**Information shown**.
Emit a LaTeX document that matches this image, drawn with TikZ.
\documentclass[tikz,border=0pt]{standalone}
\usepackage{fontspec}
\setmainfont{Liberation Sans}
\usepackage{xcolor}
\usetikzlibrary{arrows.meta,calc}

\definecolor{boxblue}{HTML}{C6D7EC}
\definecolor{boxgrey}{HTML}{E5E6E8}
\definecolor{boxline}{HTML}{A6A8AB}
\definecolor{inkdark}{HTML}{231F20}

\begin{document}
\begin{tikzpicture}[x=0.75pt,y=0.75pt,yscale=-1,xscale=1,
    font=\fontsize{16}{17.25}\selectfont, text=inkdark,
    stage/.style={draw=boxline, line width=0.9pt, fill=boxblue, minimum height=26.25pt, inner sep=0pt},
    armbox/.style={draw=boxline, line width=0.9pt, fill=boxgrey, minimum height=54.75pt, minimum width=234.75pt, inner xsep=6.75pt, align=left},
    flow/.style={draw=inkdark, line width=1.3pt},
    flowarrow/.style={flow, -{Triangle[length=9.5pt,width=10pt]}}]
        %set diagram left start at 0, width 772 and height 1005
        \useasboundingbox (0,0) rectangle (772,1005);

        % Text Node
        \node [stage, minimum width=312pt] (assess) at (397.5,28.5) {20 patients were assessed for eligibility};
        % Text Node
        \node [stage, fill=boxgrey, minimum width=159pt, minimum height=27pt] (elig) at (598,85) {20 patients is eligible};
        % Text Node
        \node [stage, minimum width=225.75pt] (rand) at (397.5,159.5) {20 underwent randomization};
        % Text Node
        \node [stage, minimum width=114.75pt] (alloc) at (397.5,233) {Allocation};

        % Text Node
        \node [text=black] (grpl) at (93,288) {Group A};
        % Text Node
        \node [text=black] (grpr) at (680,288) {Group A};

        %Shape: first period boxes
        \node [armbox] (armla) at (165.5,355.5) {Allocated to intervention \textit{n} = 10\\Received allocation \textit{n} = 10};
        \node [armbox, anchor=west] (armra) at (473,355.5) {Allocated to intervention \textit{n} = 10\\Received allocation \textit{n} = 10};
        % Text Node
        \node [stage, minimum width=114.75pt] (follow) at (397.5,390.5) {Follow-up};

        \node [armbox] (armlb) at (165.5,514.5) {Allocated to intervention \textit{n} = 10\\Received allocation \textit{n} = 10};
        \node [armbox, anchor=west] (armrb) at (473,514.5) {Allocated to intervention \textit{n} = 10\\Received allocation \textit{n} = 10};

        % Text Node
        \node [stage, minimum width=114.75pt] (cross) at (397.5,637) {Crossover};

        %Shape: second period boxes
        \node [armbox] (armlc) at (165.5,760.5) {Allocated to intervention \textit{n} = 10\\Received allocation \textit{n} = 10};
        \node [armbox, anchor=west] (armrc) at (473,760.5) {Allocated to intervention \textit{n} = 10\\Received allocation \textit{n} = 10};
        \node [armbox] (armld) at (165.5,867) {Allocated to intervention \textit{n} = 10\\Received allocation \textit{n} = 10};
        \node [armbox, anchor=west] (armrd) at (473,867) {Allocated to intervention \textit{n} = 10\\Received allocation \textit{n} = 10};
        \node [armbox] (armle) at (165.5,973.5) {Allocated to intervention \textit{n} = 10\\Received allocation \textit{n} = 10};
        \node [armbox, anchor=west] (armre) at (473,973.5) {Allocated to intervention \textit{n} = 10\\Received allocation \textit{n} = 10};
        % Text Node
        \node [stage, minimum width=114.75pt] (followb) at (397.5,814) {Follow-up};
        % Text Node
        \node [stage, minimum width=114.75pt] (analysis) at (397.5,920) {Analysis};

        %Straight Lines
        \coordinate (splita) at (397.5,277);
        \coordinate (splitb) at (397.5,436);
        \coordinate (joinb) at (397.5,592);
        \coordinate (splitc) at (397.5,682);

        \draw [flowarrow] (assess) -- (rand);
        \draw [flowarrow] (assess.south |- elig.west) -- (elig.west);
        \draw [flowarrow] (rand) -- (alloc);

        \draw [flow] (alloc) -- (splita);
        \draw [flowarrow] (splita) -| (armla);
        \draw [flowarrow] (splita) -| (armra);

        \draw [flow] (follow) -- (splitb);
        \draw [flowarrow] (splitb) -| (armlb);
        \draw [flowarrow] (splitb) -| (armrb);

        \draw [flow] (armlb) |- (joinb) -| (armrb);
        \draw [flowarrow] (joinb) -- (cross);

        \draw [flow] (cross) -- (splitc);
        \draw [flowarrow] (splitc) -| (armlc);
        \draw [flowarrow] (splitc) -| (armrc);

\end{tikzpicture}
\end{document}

**Task goal**. Begin with the first line of the data above and, please, print each line exactly until you have printed the line containing "(0,0) rectangle (772,1005);"; print nothing else.

**Response below**.
Emit a LaTeX document that matches this image, drawn with TikZ.
\documentclass[tikz,border=0pt]{standalone}
\usepackage{fontspec}
\setmainfont{Liberation Sans}
\usepackage{xcolor}
\usetikzlibrary{arrows.meta,calc}

\definecolor{boxblue}{HTML}{C6D7EC}
\definecolor{boxgrey}{HTML}{E5E6E8}
\definecolor{boxline}{HTML}{A6A8AB}
\definecolor{inkdark}{HTML}{231F20}

\begin{document}
\begin{tikzpicture}[x=0.75pt,y=0.75pt,yscale=-1,xscale=1,
    font=\fontsize{16}{17.25}\selectfont, text=inkdark,
    stage/.style={draw=boxline, line width=0.9pt, fill=boxblue, minimum height=26.25pt, inner sep=0pt},
    armbox/.style={draw=boxline, line width=0.9pt, fill=boxgrey, minimum height=54.75pt, minimum width=234.75pt, inner xsep=6.75pt, align=left},
    flow/.style={draw=inkdark, line width=1.3pt},
    flowarrow/.style={flow, -{Triangle[length=9.5pt,width=10pt]}}]
        %set diagram left start at 0, width 772 and height 1005
        \useasboundingbox (0,0) rectangle (772,1005);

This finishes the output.